On paper, no, because the Astros now will send Dallas Keuchel and Justin Verlander out in Games 5 and 6, and that gives them a clear advantage. Keuchel dominated the Yankees in Game 1, tossing seven scoreless innings and striking out ten batters. Verlander struck out 13 batters in a 124-pitch complete game in which he allowed only a single run. Beyond the mere facts of the box scores, however, the Yankees have looked profoundly overmatched by both of the Astros’ aces, in this postseason and on other occasions on which they’ve faced off against them. Most notably in the 2015 wild-card game at Yankee Stadium when Keuchel pitched six scoreless innings in the 3-0 victory.

But remember: stuff happens.

Stuff like Aaron Judge‘s and Gary Sanchez‘s bats waking up. The two most important sluggers in the Bombers lineup combined to go 3-for-6 with two doubles, a homer, a walk and five RBI in last night’s victory. Each of them had been silent for the first three games of the series but if they’re heating up, the Yankees will be a lot harder to pitch to.

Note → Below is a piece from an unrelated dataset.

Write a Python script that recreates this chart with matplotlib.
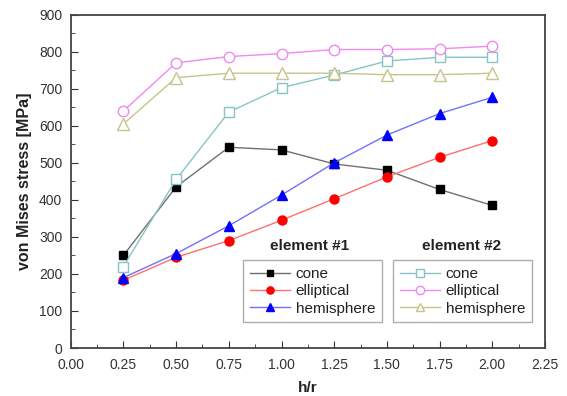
import numpy as np
import matplotlib.pyplot as plt

plt.rcParams['font.family'] = ['Liberation Sans', 'DejaVu Sans']

h_r = [0.25, 0.5, 0.75, 1.0, 1.25, 1.5, 1.75, 2.0]

# element #1
cone1 = [250, 435, 542, 535, 497, 480, 428, 385]
ellip1 = [183, 245, 290, 345, 403, 462, 515, 560]
hemi1 = [190, 255, 330, 413, 500, 575, 633, 677]

# element #2
cone2 = [220, 455, 637, 703, 737, 775, 785, 785]
ellip2 = [640, 770, 787, 795, 806, 806, 808, 815]
hemi2 = [605, 730, 742, 742, 742, 738, 738, 742]

fig = plt.figure(figsize=(5.67, 3.96), dpi=100)
ax = fig.add_axes([70.7/567, 1-348/396, (545-70.7)/567, (348-14.7)/396])

l1 = ax.plot(h_r, cone1, '-', color='#707070', lw=1, marker='s', ms=6,
             mfc='black', mec='black', label='cone')
l2 = ax.plot(h_r, ellip1, '-', color='#ff7070', lw=1, marker='o', ms=6.5,
             mfc='red', mec='red', label='elliptical')
l3 = ax.plot(h_r, hemi1, '-', color='#7070ff', lw=1, marker='^', ms=7.5,
             mfc='blue', mec='blue', label='hemisphere')

l4 = ax.plot(h_r, cone2, '-', color='#88c4c4', lw=1, marker='s', ms=6.5,
             mfc='white', mec='#88c4c4', label='cone')
l5 = ax.plot(h_r, ellip2, '-', color='#f088f0', lw=1, marker='o', ms=7.5,
             mfc='white', mec='#f088f0', label='elliptical')
l6 = ax.plot(h_r, hemi2, '-', color='#c4c48c', lw=1, marker='^', ms=8,
             mfc='white', mec='#c4c48c', label='hemisphere')

ax.set_xlim(0, 2.25)
ax.set_ylim(0, 900)
ax.set_xticks(np.arange(0, 2.26, 0.25))
ax.set_xticks(np.arange(0.125, 2.25, 0.25), minor=True)
ax.set_yticks(np.arange(0, 901, 100))
ax.set_yticks(np.arange(50, 900, 100), minor=True)
ax.tick_params(direction='in', which='both', top=False, right=False,
               labelsize=10, labelcolor='#333333', color='#333333')
ax.tick_params(which='major', length=5)
ax.tick_params(which='minor', length=3)
ax.tick_params(axis='x', which='major', pad=7)
ax.tick_params(axis='y', which='major', pad=6)
ax.xaxis.set_major_formatter(plt.FormatStrFormatter('%.2f'))
for s in ax.spines.values():
    s.set_linewidth(1.3)
    s.set_color('#444444')

ax.set_xlabel('h/r', fontsize=11, fontweight='bold', color='#222222', labelpad=7)
ax.set_ylabel('von Mises stress [MPa]', fontsize=11.5, fontweight='bold',
              color='#222222', labelpad=5)

kw = dict(loc='upper left', frameon=True, fancybox=False, fontsize=11,
          handlelength=2.6, handletextpad=0.4, borderpad=0.45,
          labelspacing=0.22, borderaxespad=0, markerscale=0.8,
          bbox_transform=fig.transFigure)
leg1 = ax.legend(handles=l1 + l2 + l3, bbox_to_anchor=(243/567, 1-260/396), **kw)
leg1.get_frame().set_edgecolor('#999999')
leg1.get_frame().set_linewidth(1)
ax.add_artist(leg1)
leg2 = ax.legend(handles=l4 + l5 + l6, bbox_to_anchor=(393/567, 1-260/396), **kw)
leg2.get_frame().set_edgecolor('#999999')
leg2.get_frame().set_linewidth(1)
for leg in (leg1, leg2):
    for t in leg.get_texts():
        t.set_color('#222222')

fig.text(310/567, 1-246/396, 'element #1', fontsize=11, fontweight='bold',
         color='#222222', ha='center', va='center')
fig.text(462/567, 1-246/396, 'element #2', fontsize=11, fontweight='bold',
         color='#222222', ha='center', va='center')

fig.savefig('out.png', dpi=100)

Stuff like Masahiro Tanaka showing that he can tame the Astros’ lineup. Which he did pretty well in Game 1, giving up only two runs on four hits in six innings. He was overshadowed by Keuchel in that game, but it was a good performance against a strong lineup in a hostile environment. Tanaka pitches much better at Yankee Stadium than he does on the road, so don’t for a second think that the Astros bats will have an easy time of it today.

Stuff like the Yankees bullpen still being the Yankees bullpen. Yes, the Astros got to David Robertson yesterday, but it’s still a strong, strong group that gives the Yankees a clear advantage if the game is close late or if they hold a lead.

All of which is to say that we have ourselves a series, friends. While, 48 hours ago, it seemed like we were on our way to an Astros coronation, the Yankees have shown up in a major way in Games 3 and 4. If you’re an Astros fan you should feel pretty confident with Keuchel and Verlander heading into action over the next two games, but we have learned that absolutely nothing is guaranteed in the postseason.